Sadek was recruited as an informant after he sold 3.3 grams of marijuana to two confidential informants in April 2013, according to court documents. Weber told Sadek he faced a maximum sentence of 40 years in prison and that working as an informant could help reduce charges to misdemeanors, according to a video of a meeting between the two.
Sadek walked away on May 1, 2014, from his dorm at NDSCS. His body was found two months later in the Red River with rocks in his backpack and a gunshot wound to his head.
Coroners did not determine when Sadek died or the manner of death, but O’Brien noted that homicide and suicide were possibilities. O’Brien claimed Sadek likely was murdered and that the actions of Weber and Richland County led to his death.
The Sadek family appealed Southeast District Judge Jay Schmitz's decision in May to dismiss the case.
“We submitted a 112-page expert report, which said these are all of the reasons why all of this behavior by Weber was inappropriate,” O’Brien said. “It was not within the national standards. ... They put him in danger.”

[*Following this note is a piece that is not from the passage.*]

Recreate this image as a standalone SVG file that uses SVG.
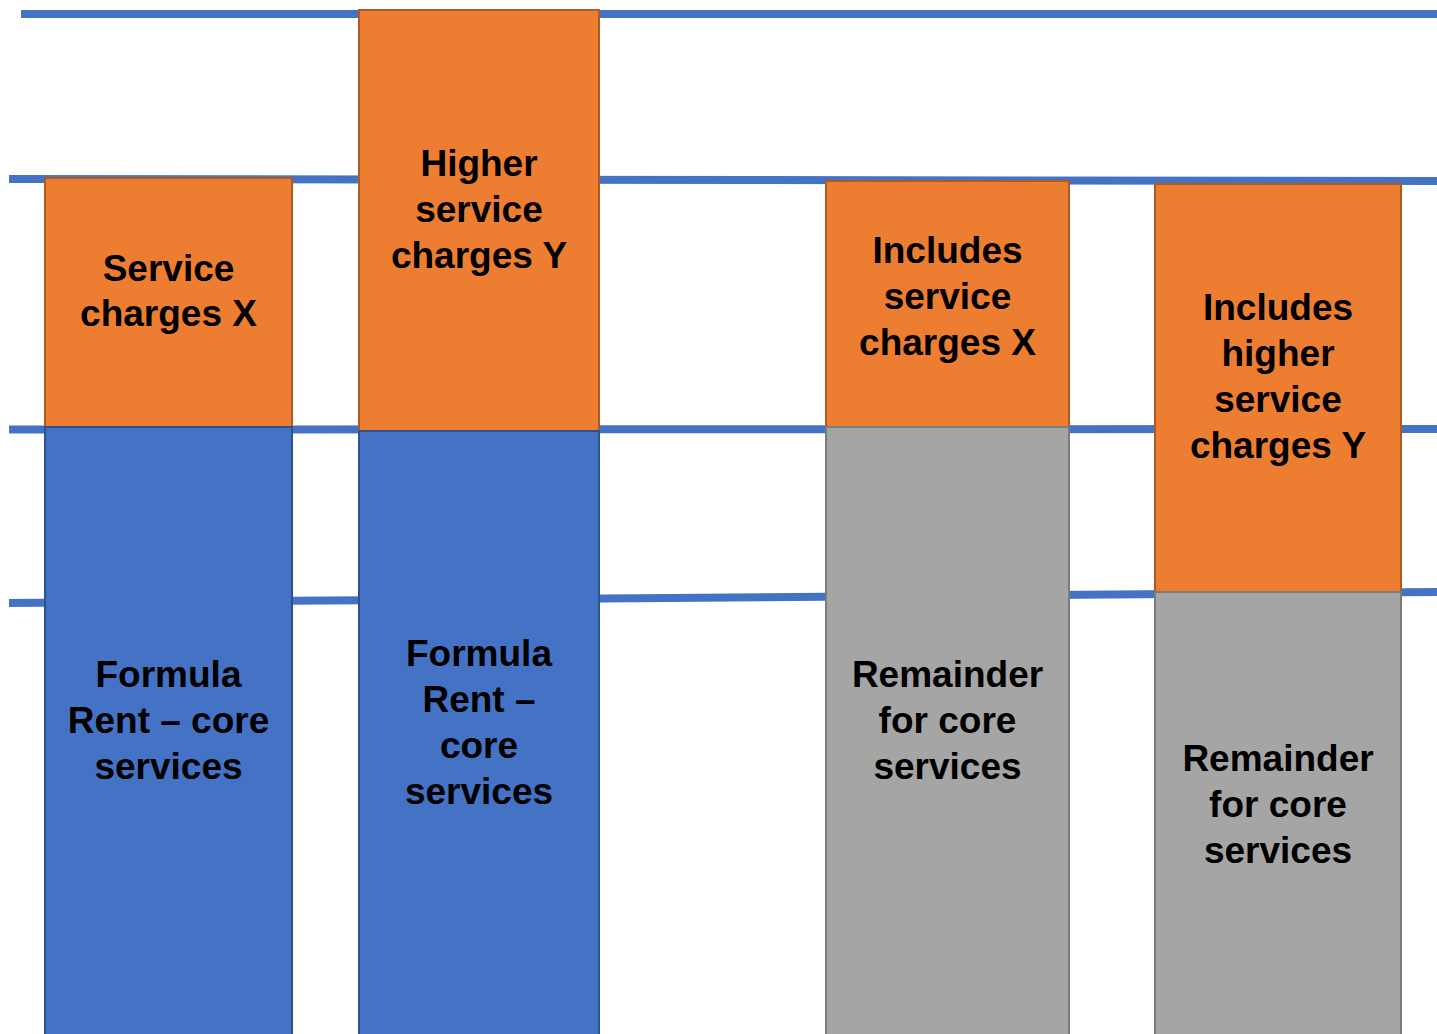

Quinton said an expert who testifies that a drug investigator violated standards is not evidence of negligence. In talking with those who bought drugs from Sadek or sold drugs to him, no information came to light that people knew he was an informant, nor were further facts revealed to show how he died, Quinton said.
A gun missing from the Sadek’s family matches the caliber of the bullet that killed the college student. Crews searched the river for the gun but never found it.

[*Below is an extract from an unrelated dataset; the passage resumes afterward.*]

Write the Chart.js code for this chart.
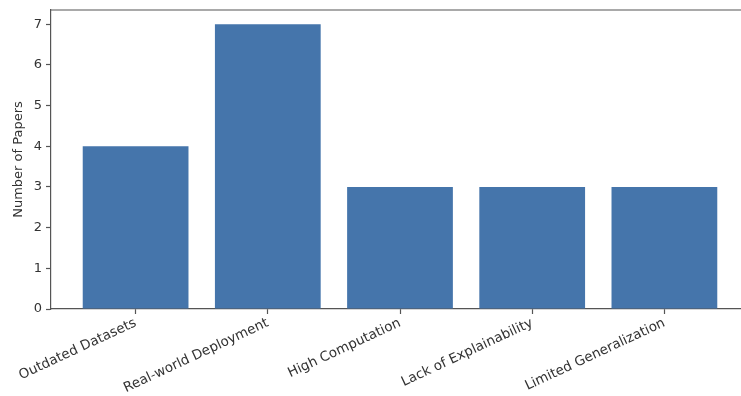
<!DOCTYPE html>
<html>
<head>
<meta charset="utf-8">
<script src="https://cdn.jsdelivr.net/npm/chart.js@4"></script>
<style>
  html, body { margin: 0; padding: 0; overflow: hidden; background: #fff; width: 741px; height: 396px; }
  #wrap { position: absolute; left: 0; top: 0; width: 760px; height: 396px; }
</style>
</head>
<body>
<div id="wrap"><canvas id="c" width="760" height="396"></canvas></div>
<script>
// Research gaps and how many papers mention each one
const categories = [
  'Outdated Datasets',
  'Real-world Deployment',
  'High Computation',
  'Lack of Explainability',
  'Limited Generalization'
];
const paperCounts = [4, 7, 3, 3, 3];
const yTickValues = [0, 1, 2, 3, 4, 5, 6, 7];

const FONT = 'DejaVu Sans';
const AXIS_COLOR = '#555';
const TEXT_COLOR = '#333';
const BAR_COLOR = '#4575ab';

// Draw the top and right frame lines around the plot area
const frame = {
  id: 'frame',
  afterDraw(chart) {
    const { ctx, chartArea: a } = chart;
    ctx.save();
    ctx.strokeStyle = AXIS_COLOR;
    ctx.lineWidth = 1.2;
    ctx.beginPath();
    ctx.moveTo(a.left, a.top);
    ctx.lineTo(a.right, a.top);
    ctx.lineTo(a.right, a.bottom);
    ctx.stroke();
    ctx.restore();
  }
};

new Chart(document.getElementById('c'), {
  type: 'bar',
  data: {
    datasets: [{
      data: paperCounts.map((v, i) => ({ x: i, y: v })),
      backgroundColor: BAR_COLOR,
      borderWidth: 0,
      barPercentage: 0.8,
      categoryPercentage: 1.0
    }]
  },
  options: {
    responsive: false,
    devicePixelRatio: 1,
    animation: false,
    layout: { padding: { top: 10, right: 11, left: 0, bottom: 0 } },
    plugins: { legend: { display: false }, tooltip: { enabled: false }, title: { display: false } },
    scales: {
      x: {
        type: 'linear',
        min: -0.64,
        max: 4.64,
        offset: false,
        afterBuildTicks(scale) { scale.ticks = categories.map((_, i) => ({ value: i })); },
        afterFit(scale) { scale.height = 87; scale.paddingLeft = 0; scale.paddingRight = 0; },
        ticks: {
          autoSkip: false,
          minRotation: 25,
          maxRotation: 25,
          padding: 1,
          color: TEXT_COLOR,
          font: { family: FONT, size: 13.5 },
          callback: (v) => categories[v]
        },
        grid: { offset: false, drawOnChartArea: false, drawTicks: true, tickLength: 5, color: AXIS_COLOR, tickWidth: 1.2 },
        border: { display: true, color: AXIS_COLOR, width: 1.2 }
      },
      y: {
        min: 0,
        max: 7.35,
        afterBuildTicks(scale) { scale.ticks = yTickValues.map(v => ({ value: v })); },
        afterFit(scale) { scale.width = 51; scale.paddingTop = 0; scale.paddingBottom = 0; },
        ticks: {
          padding: 4,
          color: TEXT_COLOR,
          font: { family: FONT, size: 13 }
        },
        title: {
          display: true,
          text: 'Number of Papers',
          color: TEXT_COLOR,
          font: { family: FONT, size: 13 },
          padding: { top: 11, bottom: 2 }
        },
        grid: { offset: false, drawOnChartArea: false, drawTicks: true, tickLength: 5, color: AXIS_COLOR, tickWidth: 1.2 },
        border: { display: true, color: AXIS_COLOR, width: 1.2 }
      }
    }
  },
  plugins: [frame]
});
</script>
</body>
</html>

“That does not mean ... it is not there,” Quinton said in responding to inferences that a gun would be found near Sadek if he killed himself. “It just means they did not find it.”
Sadek was required to alert Weber about any drug buy, something he didn’t do if a buy was set up around the time of his death, Quinton said.
The student's last known drug deal was months before he went missing, and his last contact with Weber was two weeks before he walked away from campus. He went missing the day of Weber’s May 1, 2014, deadline to buy drugs.
Weber threatened to issue arrest warrants for Sadek if he didn’t get the deals done by the deadline, O’Brien said.